§ **PROMPT**: Pictures stay out of this copy, which runs from the first line of the material through the line containing "width=2.2] (#1,#2) circle".

§ **SOURCE EXCERPT**:
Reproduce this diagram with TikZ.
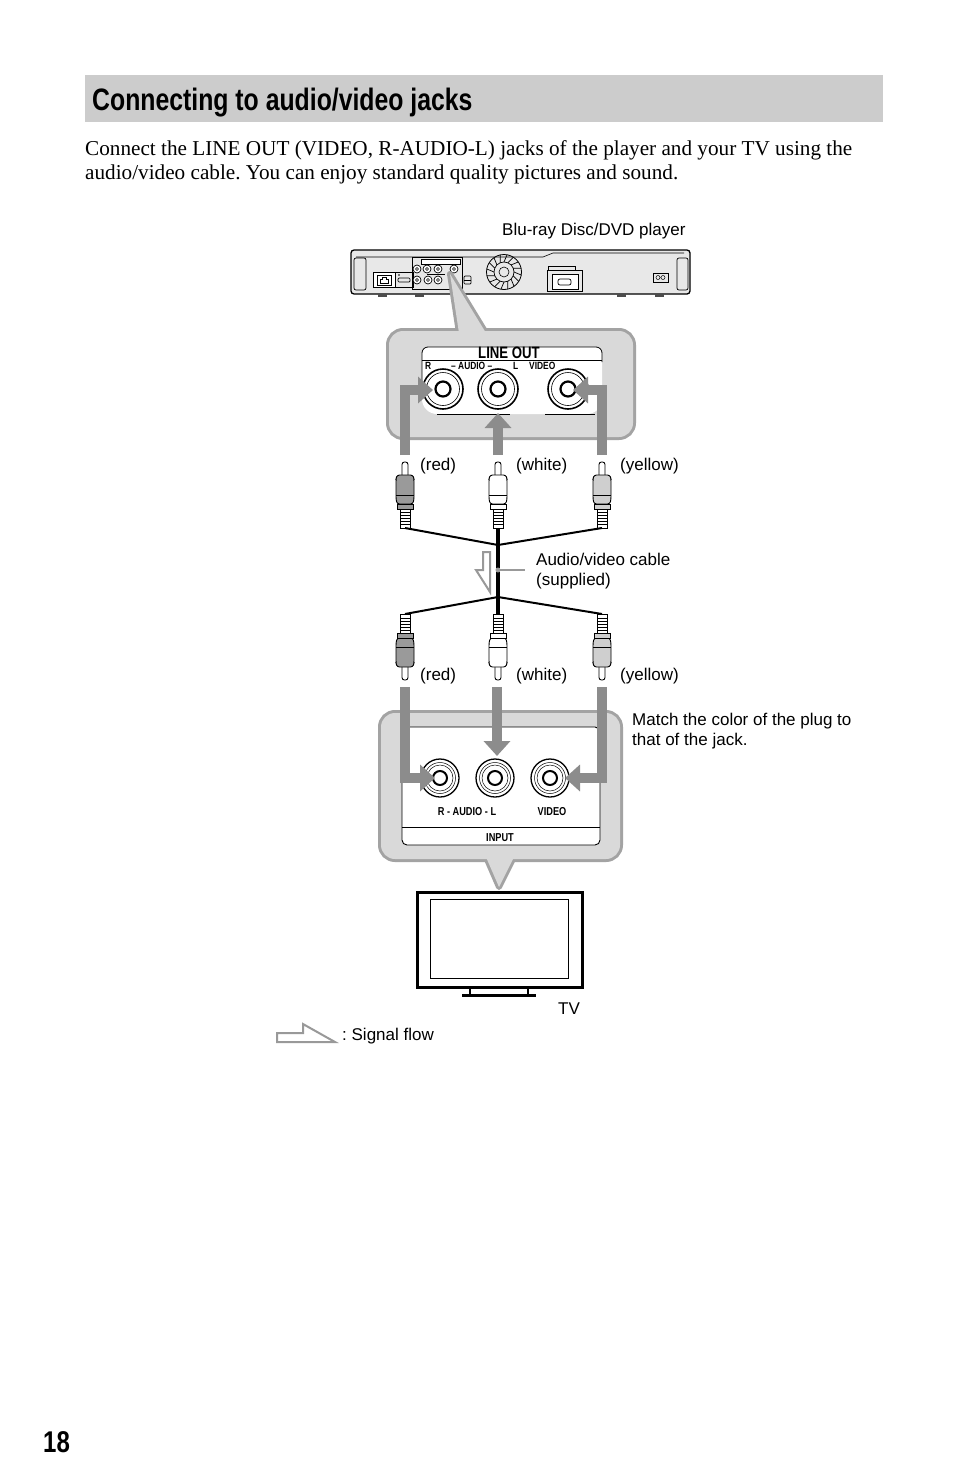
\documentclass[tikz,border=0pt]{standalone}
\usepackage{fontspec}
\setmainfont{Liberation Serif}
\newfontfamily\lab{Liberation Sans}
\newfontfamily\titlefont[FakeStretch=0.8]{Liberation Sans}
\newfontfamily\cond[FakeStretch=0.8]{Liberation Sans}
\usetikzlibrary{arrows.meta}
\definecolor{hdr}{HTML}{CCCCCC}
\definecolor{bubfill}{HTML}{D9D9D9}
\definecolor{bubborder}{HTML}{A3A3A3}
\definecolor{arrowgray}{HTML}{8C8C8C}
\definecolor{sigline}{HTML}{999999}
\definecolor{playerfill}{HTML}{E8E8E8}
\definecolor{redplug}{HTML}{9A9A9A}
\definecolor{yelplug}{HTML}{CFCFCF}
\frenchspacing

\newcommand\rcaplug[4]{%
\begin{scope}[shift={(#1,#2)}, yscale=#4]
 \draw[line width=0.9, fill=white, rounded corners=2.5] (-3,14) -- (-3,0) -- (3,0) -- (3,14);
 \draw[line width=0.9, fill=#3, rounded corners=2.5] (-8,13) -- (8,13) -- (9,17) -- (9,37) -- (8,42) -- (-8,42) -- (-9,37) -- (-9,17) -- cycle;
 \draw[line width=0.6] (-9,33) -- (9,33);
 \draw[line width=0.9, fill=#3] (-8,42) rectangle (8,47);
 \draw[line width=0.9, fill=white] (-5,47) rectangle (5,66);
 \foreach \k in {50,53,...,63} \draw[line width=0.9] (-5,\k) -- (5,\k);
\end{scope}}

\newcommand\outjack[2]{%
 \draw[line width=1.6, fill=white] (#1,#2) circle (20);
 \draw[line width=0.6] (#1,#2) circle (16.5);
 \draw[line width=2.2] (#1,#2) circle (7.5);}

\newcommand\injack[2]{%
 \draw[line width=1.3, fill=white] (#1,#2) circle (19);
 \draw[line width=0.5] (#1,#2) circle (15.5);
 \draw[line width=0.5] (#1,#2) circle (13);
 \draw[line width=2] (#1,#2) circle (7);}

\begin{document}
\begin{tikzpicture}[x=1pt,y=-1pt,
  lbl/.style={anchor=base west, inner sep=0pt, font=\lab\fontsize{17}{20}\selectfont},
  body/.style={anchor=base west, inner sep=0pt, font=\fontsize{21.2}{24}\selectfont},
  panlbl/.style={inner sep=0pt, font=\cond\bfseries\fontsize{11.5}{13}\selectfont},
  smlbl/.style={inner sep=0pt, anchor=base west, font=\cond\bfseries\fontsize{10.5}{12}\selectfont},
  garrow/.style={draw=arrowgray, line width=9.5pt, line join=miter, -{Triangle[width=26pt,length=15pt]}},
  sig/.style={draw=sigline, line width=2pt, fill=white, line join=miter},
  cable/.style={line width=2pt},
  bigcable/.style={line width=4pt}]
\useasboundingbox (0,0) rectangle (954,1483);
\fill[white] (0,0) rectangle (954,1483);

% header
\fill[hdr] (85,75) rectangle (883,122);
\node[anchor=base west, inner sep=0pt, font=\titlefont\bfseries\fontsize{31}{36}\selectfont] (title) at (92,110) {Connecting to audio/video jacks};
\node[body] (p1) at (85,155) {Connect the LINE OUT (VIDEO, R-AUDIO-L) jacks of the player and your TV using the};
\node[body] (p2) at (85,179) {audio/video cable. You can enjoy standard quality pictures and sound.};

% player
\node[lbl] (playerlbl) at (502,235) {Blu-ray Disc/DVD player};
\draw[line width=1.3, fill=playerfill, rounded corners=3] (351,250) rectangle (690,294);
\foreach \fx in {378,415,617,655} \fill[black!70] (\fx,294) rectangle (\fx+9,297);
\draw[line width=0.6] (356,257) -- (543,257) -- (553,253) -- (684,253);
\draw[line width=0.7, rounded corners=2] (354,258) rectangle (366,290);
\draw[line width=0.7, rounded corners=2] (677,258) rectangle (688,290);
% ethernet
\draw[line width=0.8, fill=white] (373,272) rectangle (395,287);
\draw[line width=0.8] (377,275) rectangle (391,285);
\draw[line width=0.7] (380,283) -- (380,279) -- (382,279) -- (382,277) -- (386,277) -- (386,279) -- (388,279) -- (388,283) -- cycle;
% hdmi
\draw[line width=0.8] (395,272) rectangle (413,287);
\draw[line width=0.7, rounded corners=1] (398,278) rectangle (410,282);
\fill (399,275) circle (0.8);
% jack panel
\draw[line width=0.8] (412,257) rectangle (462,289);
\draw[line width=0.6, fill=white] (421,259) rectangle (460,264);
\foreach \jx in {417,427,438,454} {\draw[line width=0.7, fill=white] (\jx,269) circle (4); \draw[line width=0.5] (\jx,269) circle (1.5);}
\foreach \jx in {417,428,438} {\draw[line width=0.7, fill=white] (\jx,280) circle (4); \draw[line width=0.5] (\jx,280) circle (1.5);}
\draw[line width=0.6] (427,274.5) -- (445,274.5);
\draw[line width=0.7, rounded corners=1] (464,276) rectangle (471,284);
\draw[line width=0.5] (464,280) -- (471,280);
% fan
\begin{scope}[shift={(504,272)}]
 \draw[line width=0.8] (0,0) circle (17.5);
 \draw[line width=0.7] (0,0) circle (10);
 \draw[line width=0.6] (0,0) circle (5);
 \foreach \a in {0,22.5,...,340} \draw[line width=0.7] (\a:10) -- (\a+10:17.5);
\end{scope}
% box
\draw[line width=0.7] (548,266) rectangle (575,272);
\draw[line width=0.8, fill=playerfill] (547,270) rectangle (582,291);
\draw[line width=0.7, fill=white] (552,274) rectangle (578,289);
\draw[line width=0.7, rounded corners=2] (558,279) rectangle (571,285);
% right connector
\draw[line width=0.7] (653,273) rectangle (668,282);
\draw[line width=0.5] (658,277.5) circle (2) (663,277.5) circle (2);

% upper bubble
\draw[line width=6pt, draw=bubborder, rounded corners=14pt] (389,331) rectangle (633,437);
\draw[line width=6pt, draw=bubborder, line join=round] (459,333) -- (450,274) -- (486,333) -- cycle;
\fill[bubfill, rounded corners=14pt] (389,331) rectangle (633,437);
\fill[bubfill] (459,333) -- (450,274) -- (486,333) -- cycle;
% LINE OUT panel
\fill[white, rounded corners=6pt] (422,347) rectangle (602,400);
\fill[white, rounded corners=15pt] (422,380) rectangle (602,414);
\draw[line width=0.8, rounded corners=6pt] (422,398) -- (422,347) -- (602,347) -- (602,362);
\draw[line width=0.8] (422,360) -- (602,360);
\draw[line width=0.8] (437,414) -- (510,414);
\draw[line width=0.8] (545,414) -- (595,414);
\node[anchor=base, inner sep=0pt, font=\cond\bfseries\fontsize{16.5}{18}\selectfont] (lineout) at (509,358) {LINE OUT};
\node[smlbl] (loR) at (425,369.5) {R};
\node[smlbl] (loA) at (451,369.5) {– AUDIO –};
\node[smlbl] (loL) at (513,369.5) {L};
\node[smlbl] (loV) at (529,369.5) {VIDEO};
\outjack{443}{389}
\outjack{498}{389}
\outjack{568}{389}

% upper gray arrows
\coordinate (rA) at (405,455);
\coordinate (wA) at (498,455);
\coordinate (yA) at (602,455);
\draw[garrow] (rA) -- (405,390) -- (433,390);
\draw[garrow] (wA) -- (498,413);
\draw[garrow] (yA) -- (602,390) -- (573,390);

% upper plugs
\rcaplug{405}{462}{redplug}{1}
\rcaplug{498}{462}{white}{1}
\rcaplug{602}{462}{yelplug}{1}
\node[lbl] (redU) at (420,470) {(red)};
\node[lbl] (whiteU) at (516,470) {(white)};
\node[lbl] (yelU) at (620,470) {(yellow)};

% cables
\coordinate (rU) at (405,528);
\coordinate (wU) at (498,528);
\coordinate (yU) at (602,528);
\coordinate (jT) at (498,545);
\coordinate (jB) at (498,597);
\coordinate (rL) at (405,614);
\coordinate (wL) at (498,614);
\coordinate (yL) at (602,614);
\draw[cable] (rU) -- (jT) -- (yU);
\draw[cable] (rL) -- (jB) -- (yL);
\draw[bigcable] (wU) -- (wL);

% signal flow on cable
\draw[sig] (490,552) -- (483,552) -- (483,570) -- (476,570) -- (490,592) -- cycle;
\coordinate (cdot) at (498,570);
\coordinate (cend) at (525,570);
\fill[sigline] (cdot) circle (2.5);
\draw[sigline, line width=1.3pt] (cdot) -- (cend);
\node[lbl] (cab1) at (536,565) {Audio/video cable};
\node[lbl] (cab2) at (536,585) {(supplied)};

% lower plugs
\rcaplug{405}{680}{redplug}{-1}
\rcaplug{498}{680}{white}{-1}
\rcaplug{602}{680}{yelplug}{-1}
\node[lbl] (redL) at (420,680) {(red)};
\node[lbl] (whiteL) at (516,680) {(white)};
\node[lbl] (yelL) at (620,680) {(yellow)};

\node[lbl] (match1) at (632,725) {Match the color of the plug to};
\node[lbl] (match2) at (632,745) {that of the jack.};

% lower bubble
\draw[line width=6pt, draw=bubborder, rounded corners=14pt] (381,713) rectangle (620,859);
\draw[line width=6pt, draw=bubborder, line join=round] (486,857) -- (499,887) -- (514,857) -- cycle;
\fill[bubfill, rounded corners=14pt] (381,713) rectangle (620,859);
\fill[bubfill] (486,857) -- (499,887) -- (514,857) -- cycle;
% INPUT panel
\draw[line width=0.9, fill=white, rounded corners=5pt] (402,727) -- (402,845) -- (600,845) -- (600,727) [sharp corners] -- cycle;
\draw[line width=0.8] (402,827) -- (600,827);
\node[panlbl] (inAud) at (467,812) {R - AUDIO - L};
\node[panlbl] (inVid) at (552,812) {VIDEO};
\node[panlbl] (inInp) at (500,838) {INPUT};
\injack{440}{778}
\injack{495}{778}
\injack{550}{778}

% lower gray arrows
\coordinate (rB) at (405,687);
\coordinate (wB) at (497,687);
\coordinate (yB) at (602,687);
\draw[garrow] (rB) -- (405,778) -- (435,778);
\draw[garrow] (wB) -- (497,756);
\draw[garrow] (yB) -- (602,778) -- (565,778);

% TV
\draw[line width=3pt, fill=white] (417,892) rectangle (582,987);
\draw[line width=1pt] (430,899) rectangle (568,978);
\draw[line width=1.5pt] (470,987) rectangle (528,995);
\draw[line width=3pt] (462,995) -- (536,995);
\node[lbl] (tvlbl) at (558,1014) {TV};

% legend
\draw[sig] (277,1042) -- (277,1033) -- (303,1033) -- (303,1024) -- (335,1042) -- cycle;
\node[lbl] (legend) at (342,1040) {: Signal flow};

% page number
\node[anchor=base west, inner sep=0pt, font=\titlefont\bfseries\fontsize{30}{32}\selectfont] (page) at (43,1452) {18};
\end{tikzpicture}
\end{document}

§ **FULL ANSWER**:
Reproduce this diagram with TikZ.
\documentclass[tikz,border=0pt]{standalone}
\usepackage{fontspec}
\setmainfont{Liberation Serif}
\newfontfamily\lab{Liberation Sans}
\newfontfamily\titlefont[FakeStretch=0.8]{Liberation Sans}
\newfontfamily\cond[FakeStretch=0.8]{Liberation Sans}
\usetikzlibrary{arrows.meta}
\definecolor{hdr}{HTML}{CCCCCC}
\definecolor{bubfill}{HTML}{D9D9D9}
\definecolor{bubborder}{HTML}{A3A3A3}
\definecolor{arrowgray}{HTML}{8C8C8C}
\definecolor{sigline}{HTML}{999999}
\definecolor{playerfill}{HTML}{E8E8E8}
\definecolor{redplug}{HTML}{9A9A9A}
\definecolor{yelplug}{HTML}{CFCFCF}
\frenchspacing

\newcommand\rcaplug[4]{%
\begin{scope}[shift={(#1,#2)}, yscale=#4]
 \draw[line width=0.9, fill=white, rounded corners=2.5] (-3,14) -- (-3,0) -- (3,0) -- (3,14);
 \draw[line width=0.9, fill=#3, rounded corners=2.5] (-8,13) -- (8,13) -- (9,17) -- (9,37) -- (8,42) -- (-8,42) -- (-9,37) -- (-9,17) -- cycle;
 \draw[line width=0.6] (-9,33) -- (9,33);
 \draw[line width=0.9, fill=#3] (-8,42) rectangle (8,47);
 \draw[line width=0.9, fill=white] (-5,47) rectangle (5,66);
 \foreach \k in {50,53,...,63} \draw[line width=0.9] (-5,\k) -- (5,\k);
\end{scope}}

\newcommand\outjack[2]{%
 \draw[line width=1.6, fill=white] (#1,#2) circle (20);
 \draw[line width=0.6] (#1,#2) circle (16.5);
 \draw[line width=2.2] (#1,#2) circle (7.5);}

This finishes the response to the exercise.